Standing With Charlie
This article is from the archive of The New York Sun before the launch of its new website in 2022. The Sun has neither altered nor updated such articles but will seek to correct any errors, mis-categorizations or other problems introduced during transfer.

It is difficult to think of a terrorist attack that strikes more deeply at the core of western liberty than the slaughter that took place this morning in the editorial rooms of Charlie Hebdo. The editors of the French satirical weekly were slain as they were meeting to decide on the content of their next issue. They had to have known they were playing with fire. They were, after all, firebombed as recently as 2011, and it was their now late publisher, Stephane Charbonnier, who said: “I’d rather die on my feet than live on my knees.”
Charbonnier’s words are likely to emerge as among the most famous in French history. They will rank with Patrick Henry’s “Give me Liberty or give me Death.” The sentiment has been widely marked (including in the slogans of New Hampshire and Greece). Charb’s formulation is a clarion construction, though, and will be quoted at his funeral, written about in newspaper editorials, used in sermons, focused on in school essays, and etched into plinths. All of us will be inspired by his words, and life, for decades to come.
This is not dimminished by the fact that Charlie Hebdo itself has not been edited for everyone. Its mockery of religion extended not only the tyrannical sects but also to religious Christians and Jews. Yet such religious persons learned and prayed under and cherished the same concept of liberty that was sheltering the editors who were slain this morning (and that shelter moderate Moslems). We remark on that not to suggest that Charlie Hebdo in any way tempted its fate but rather to suggest that in this point lies the logic of a united front.
The truth is that the secular and satirical sages of Charlie Hebdo have the same interests in liberty as the sages of religion that the magazine so mocked. The rabbis who were chopped to death at Har Nof but seven weeks ago were slain by killers uttering the same cry — Allahu akbar — as those who came for the cartoonists in the rue Serpollet.

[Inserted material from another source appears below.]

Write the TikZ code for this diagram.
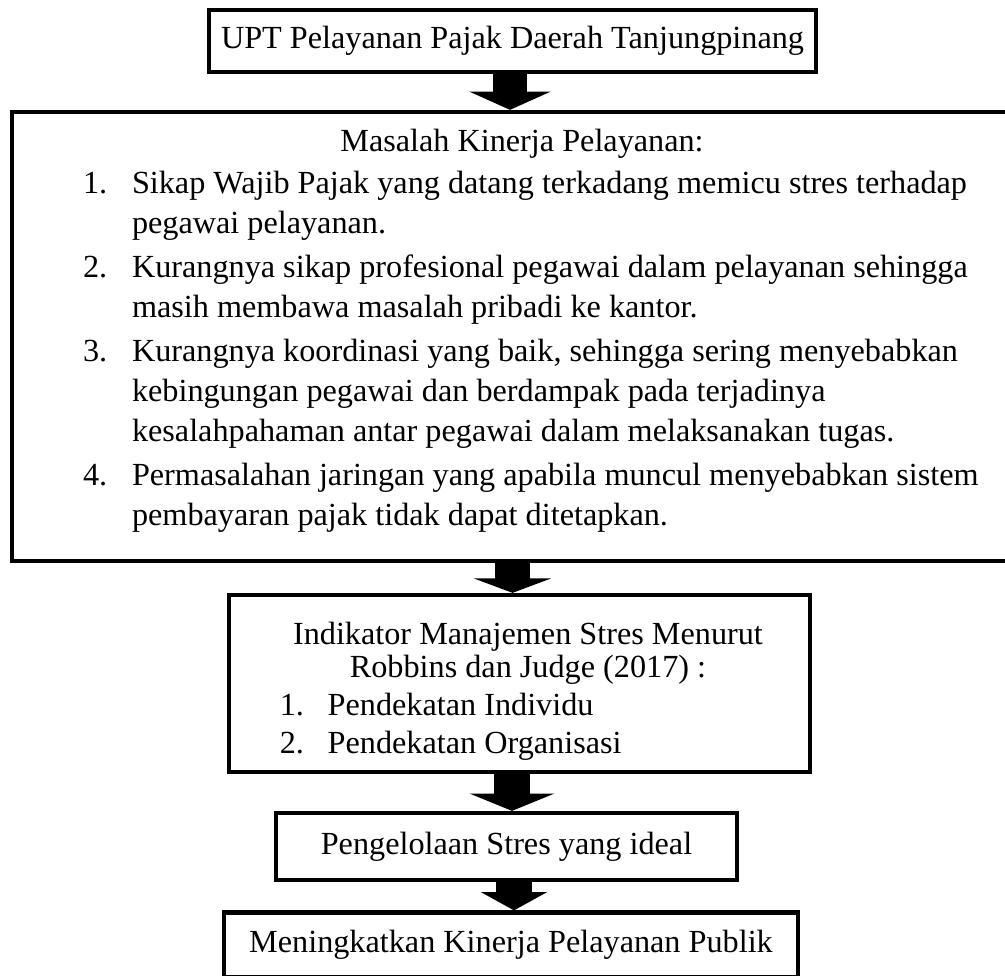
\documentclass[tikz,border=0pt]{standalone}
\usepackage{fontspec}
\setmainfont{Liberation Serif}
\usepackage{tikz}
\usetikzlibrary{arrows.meta, positioning}
\tikzset{
    box/.style ={rectangle, draw, line width=2pt, inner sep=0pt, align=center,
                 font=\fontsize{15.2}{18}\selectfont},
    blockarrow/.style n args={3}{line width=#1,
                 -{Triangle[width=#2, length=#3, line width=1pt]}}
    }

\begin{document}
\begin{tikzpicture}[x=0.4717pt, y=-0.4717pt]
    \useasboundingbox (0,0) rectangle (1005,976);

    \node (upt) at (512.5,41) [box, minimum width=286.3pt, minimum height=29.2pt]
        {UPT Pelayanan Pajak Daerah Tanjungpinang};

    \node (masalah) at (522,336.5) [box, minimum width=481.1pt, minimum height=211.8pt]
        {\parbox{481.1pt}{\fontsize{15.2}{18.9}\selectfont
         \centering Masalah Kinerja Pelayanan:\par\vspace{0.9pt}
         \raggedright\hspace*{33.5pt}\begin{tabular}[t]{@{}p{23.1pt}@{}l@{}}
         1. & Sikap Wajib Pajak yang datang terkadang memicu stres terhadap\\
            & pegawai pelayanan.\\[1.9pt]
         2. & Kurangnya sikap profesional pegawai dalam pelayanan sehingga\\
            & masih membawa masalah pribadi ke kantor.\\[1.9pt]
         3. & Kurangnya koordinasi yang baik, sehingga sering menyebabkan\\
            & kebingungan pegawai dan berdampak pada terjadinya\\
            & kesalahpahaman antar pegawai dalam melaksanakan tugas.\\[1.9pt]
         4. & Permasalahan jaringan yang apabila muncul menyebabkan sistem\\
            & pembayaran pajak tidak dapat ditetapkan.
         \end{tabular}\par\vspace*{3pt}}};

    \node (indikator) at (519.5,683.5) [box, minimum width=274.1pt, minimum height=83.5pt]
        {\parbox{274.1pt}{\vspace*{9pt}\fontsize{15.2}{15.6}\selectfont
         \centering\hspace*{8pt}Indikator Manajemen Stres Menurut\\
         \hspace*{8pt}Robbins dan Judge (2017) :\par
         \fontsize{15.2}{17.9}\selectfont
         \raggedright\hspace*{24pt}\begin{tabular}[t]{@{}p{22.6pt}@{}l@{}}
         1. & Pendekatan Individu\\
         2. & Pendekatan Organisasi
         \end{tabular}}};

    \node (ideal) at (506.5,846.5) [box, minimum width=217.5pt, minimum height=31.6pt]
        {Pengelolaan Stres yang ideal};

    \node (publik) at (511,945) [box, minimum width=270.8pt, minimum height=30.66pt]
        {Meningkatkan Kinerja Pelayanan Publik};

    \coordinate (a1) at (510,0);
    \coordinate (a2) at (512.5,0);
    \coordinate (a3) at (512,0);
    \coordinate (a4) at (514,0);

    \draw[blockarrow={16pt}{38.2pt}{8.6pt}] (upt.south -| a1) -- (masalah.north -| a1);
    \draw[blockarrow={16.5pt}{36.3pt}{6.8pt}] (masalah.south -| a2) -- (indikator.north -| a2);
    \draw[blockarrow={17pt}{40pt}{8.2pt}] (indikator.south -| a3) -- (ideal.north -| a3);
    \draw[blockarrow={17pt}{31pt}{8.6pt}] (ideal.south -| a4) -- (publik.north -| a4);
\end{tikzpicture}
\end{document}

In America it is no coincidence that religion and the press are covered by the same article of the Bill of Rights.
What do Charbonnier’s words suggest in the conduct of our public affairs? Secretary of State Kerry, speaking at Washington in the wake of the massacre, offered fine sentiments. Yet he was all adjectives. He will soon resume treating with the Iranian regime in search of a deal that will see America, Israel, and France — and others — on their knees for generations in the face of an imminent Iranian atomic bomb. President Obama, who also offered fine words, will continue to seek to cut America’s army in the middle of a war.
This is a marker for the West to resume the offensive in the war on Islamist terror. At least one of the suspects in this engagement in that war — the suspects have been now named as two brothers and a third figure — turns out to have been well known to the police, having already been convicted on terrorism charges. It is a reminder of the importance of an aggressive posture in the free countries not only abroad but at home, where so many of our enemies are now setting their sights, so that more Charlie Hebdos can stand up for their freedom.